### Your goal
Without the pictures, copy the entries below word for word.

## BEGIN Record set

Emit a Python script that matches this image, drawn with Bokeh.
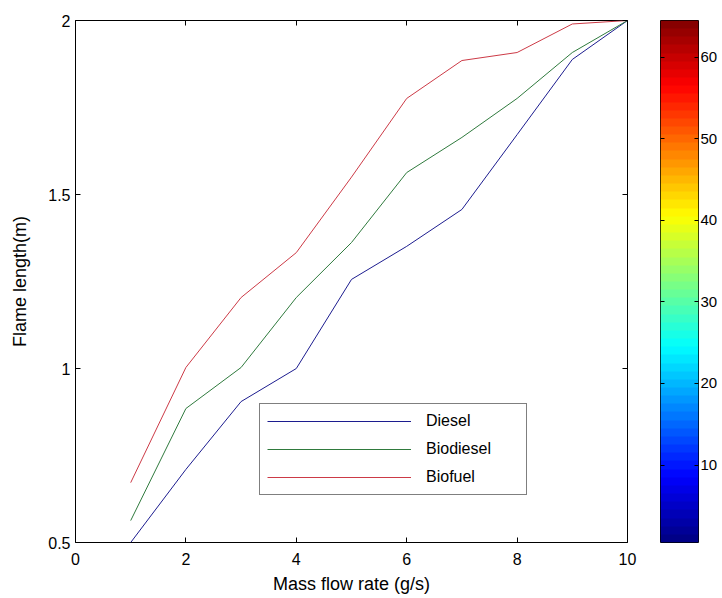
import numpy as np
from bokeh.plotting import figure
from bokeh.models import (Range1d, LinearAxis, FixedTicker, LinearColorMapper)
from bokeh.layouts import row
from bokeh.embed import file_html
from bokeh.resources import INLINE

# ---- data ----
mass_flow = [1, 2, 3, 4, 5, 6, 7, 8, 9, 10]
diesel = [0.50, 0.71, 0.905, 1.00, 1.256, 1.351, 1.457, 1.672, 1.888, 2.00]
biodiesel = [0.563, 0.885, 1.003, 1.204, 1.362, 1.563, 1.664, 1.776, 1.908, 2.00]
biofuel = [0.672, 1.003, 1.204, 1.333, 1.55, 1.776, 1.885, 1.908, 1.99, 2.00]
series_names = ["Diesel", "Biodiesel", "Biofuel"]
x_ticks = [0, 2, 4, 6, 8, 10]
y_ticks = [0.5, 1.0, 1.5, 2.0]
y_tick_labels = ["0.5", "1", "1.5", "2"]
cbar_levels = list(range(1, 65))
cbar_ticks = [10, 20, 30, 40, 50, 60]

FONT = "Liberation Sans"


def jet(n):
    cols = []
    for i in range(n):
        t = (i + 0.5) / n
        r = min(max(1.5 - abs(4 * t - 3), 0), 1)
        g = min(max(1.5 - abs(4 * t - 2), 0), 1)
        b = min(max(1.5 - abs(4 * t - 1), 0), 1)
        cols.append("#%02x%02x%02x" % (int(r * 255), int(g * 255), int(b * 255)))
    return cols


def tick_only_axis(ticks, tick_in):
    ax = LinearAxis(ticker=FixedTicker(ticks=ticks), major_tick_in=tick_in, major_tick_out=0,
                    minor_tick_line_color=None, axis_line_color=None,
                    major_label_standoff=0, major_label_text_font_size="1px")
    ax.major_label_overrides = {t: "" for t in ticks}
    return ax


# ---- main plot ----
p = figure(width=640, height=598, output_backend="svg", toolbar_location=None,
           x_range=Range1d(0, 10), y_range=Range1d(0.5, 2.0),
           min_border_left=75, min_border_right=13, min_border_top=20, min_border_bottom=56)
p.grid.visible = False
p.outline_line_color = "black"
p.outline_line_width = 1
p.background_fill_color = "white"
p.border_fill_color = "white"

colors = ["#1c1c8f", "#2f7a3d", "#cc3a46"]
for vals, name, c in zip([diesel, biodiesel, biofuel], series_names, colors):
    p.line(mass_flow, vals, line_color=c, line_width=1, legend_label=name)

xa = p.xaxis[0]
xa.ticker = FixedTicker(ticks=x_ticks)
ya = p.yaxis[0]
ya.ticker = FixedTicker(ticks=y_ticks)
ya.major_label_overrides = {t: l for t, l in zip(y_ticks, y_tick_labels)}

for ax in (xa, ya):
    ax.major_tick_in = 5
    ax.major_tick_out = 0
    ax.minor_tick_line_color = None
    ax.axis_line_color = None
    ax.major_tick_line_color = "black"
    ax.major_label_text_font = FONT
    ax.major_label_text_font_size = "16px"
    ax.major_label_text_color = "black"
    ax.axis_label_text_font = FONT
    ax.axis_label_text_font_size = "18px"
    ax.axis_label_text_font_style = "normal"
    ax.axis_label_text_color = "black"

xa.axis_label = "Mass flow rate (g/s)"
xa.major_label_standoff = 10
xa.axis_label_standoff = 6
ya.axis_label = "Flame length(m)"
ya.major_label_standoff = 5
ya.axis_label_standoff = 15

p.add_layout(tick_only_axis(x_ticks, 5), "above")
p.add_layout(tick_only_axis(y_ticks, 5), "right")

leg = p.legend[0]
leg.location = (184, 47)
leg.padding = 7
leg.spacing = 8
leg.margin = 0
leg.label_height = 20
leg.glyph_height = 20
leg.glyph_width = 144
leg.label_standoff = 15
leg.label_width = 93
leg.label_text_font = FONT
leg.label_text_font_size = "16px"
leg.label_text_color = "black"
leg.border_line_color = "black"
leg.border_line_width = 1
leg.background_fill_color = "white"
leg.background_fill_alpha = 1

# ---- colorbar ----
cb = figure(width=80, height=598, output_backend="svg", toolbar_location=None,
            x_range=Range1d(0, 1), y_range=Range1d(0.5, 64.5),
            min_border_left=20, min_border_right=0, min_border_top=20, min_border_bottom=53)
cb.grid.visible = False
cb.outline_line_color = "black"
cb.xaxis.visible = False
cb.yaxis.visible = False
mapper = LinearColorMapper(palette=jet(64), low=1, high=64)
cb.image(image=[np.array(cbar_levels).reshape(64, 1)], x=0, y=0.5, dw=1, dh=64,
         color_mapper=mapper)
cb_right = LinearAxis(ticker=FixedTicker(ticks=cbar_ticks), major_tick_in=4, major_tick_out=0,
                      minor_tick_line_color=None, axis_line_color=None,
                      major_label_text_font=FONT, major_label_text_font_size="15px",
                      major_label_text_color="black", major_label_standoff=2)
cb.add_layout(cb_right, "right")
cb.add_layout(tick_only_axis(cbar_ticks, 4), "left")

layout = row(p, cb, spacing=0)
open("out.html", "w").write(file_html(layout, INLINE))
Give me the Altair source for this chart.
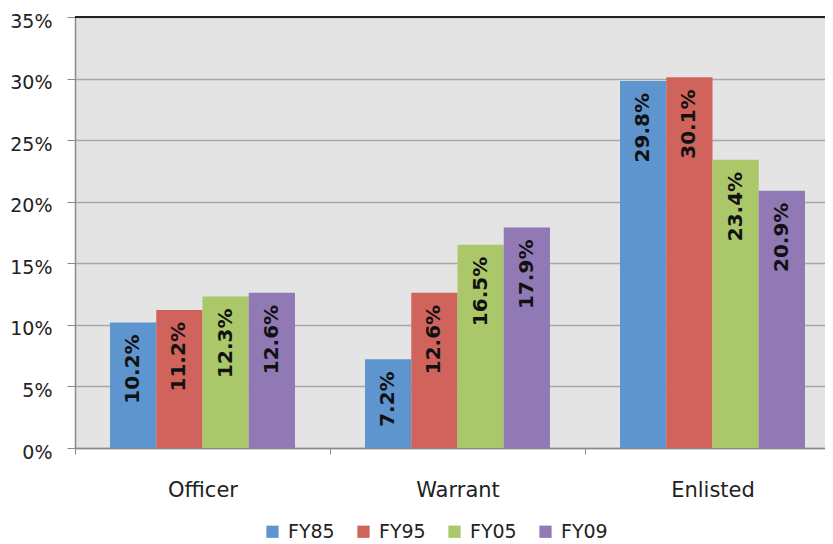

## END Record set

### Full solution
Emit a Python script that matches this image, drawn with Bokeh.
import numpy as np
from bokeh.plotting import figure
from bokeh.models import (Range1d, LinearAxis, FixedTicker, LinearColorMapper)
from bokeh.layouts import row
from bokeh.embed import file_html
from bokeh.resources import INLINE

# ---- data ----
mass_flow = [1, 2, 3, 4, 5, 6, 7, 8, 9, 10]
diesel = [0.50, 0.71, 0.905, 1.00, 1.256, 1.351, 1.457, 1.672, 1.888, 2.00]
biodiesel = [0.563, 0.885, 1.003, 1.204, 1.362, 1.563, 1.664, 1.776, 1.908, 2.00]
biofuel = [0.672, 1.003, 1.204, 1.333, 1.55, 1.776, 1.885, 1.908, 1.99, 2.00]
series_names = ["Diesel", "Biodiesel", "Biofuel"]
x_ticks = [0, 2, 4, 6, 8, 10]
y_ticks = [0.5, 1.0, 1.5, 2.0]
y_tick_labels = ["0.5", "1", "1.5", "2"]
cbar_levels = list(range(1, 65))
cbar_ticks = [10, 20, 30, 40, 50, 60]

FONT = "Liberation Sans"


def jet(n):
    cols = []
    for i in range(n):
        t = (i + 0.5) / n
        r = min(max(1.5 - abs(4 * t - 3), 0), 1)
        g = min(max(1.5 - abs(4 * t - 2), 0), 1)
        b = min(max(1.5 - abs(4 * t - 1), 0), 1)
        cols.append("#%02x%02x%02x" % (int(r * 255), int(g * 255), int(b * 255)))
    return cols


def tick_only_axis(ticks, tick_in):
    ax = LinearAxis(ticker=FixedTicker(ticks=ticks), major_tick_in=tick_in, major_tick_out=0,
                    minor_tick_line_color=None, axis_line_color=None,
                    major_label_standoff=0, major_label_text_font_size="1px")
    ax.major_label_overrides = {t: "" for t in ticks}
    return ax


# ---- main plot ----
p = figure(width=640, height=598, output_backend="svg", toolbar_location=None,
           x_range=Range1d(0, 10), y_range=Range1d(0.5, 2.0),
           min_border_left=75, min_border_right=13, min_border_top=20, min_border_bottom=56)
p.grid.visible = False
p.outline_line_color = "black"
p.outline_line_width = 1
p.background_fill_color = "white"
p.border_fill_color = "white"

colors = ["#1c1c8f", "#2f7a3d", "#cc3a46"]
for vals, name, c in zip([diesel, biodiesel, biofuel], series_names, colors):
    p.line(mass_flow, vals, line_color=c, line_width=1, legend_label=name)

xa = p.xaxis[0]
xa.ticker = FixedTicker(ticks=x_ticks)
ya = p.yaxis[0]
ya.ticker = FixedTicker(ticks=y_ticks)
ya.major_label_overrides = {t: l for t, l in zip(y_ticks, y_tick_labels)}

for ax in (xa, ya):
    ax.major_tick_in = 5
    ax.major_tick_out = 0
    ax.minor_tick_line_color = None
    ax.axis_line_color = None
    ax.major_tick_line_color = "black"
    ax.major_label_text_font = FONT
    ax.major_label_text_font_size = "16px"
    ax.major_label_text_color = "black"
    ax.axis_label_text_font = FONT
    ax.axis_label_text_font_size = "18px"
    ax.axis_label_text_font_style = "normal"
    ax.axis_label_text_color = "black"

xa.axis_label = "Mass flow rate (g/s)"
xa.major_label_standoff = 10
xa.axis_label_standoff = 6
ya.axis_label = "Flame length(m)"
ya.major_label_standoff = 5
ya.axis_label_standoff = 15

p.add_layout(tick_only_axis(x_ticks, 5), "above")
p.add_layout(tick_only_axis(y_ticks, 5), "right")

leg = p.legend[0]
leg.location = (184, 47)
leg.padding = 7
leg.spacing = 8
leg.margin = 0
leg.label_height = 20
leg.glyph_height = 20
leg.glyph_width = 144
leg.label_standoff = 15
leg.label_width = 93
leg.label_text_font = FONT
leg.label_text_font_size = "16px"
leg.label_text_color = "black"
leg.border_line_color = "black"
leg.border_line_width = 1
leg.background_fill_color = "white"
leg.background_fill_alpha = 1

# ---- colorbar ----
cb = figure(width=80, height=598, output_backend="svg", toolbar_location=None,
            x_range=Range1d(0, 1), y_range=Range1d(0.5, 64.5),
            min_border_left=20, min_border_right=0, min_border_top=20, min_border_bottom=53)
cb.grid.visible = False
cb.outline_line_color = "black"
cb.xaxis.visible = False
cb.yaxis.visible = False
mapper = LinearColorMapper(palette=jet(64), low=1, high=64)
cb.image(image=[np.array(cbar_levels).reshape(64, 1)], x=0, y=0.5, dw=1, dh=64,
         color_mapper=mapper)
cb_right = LinearAxis(ticker=FixedTicker(ticks=cbar_ticks), major_tick_in=4, major_tick_out=0,
                      minor_tick_line_color=None, axis_line_color=None,
                      major_label_text_font=FONT, major_label_text_font_size="15px",
                      major_label_text_color="black", major_label_standoff=2)
cb.add_layout(cb_right, "right")
cb.add_layout(tick_only_axis(cbar_ticks, 4), "left")

layout = row(p, cb, spacing=0)
open("out.html", "w").write(file_html(layout, INLINE))
Give me the Altair source for this chart.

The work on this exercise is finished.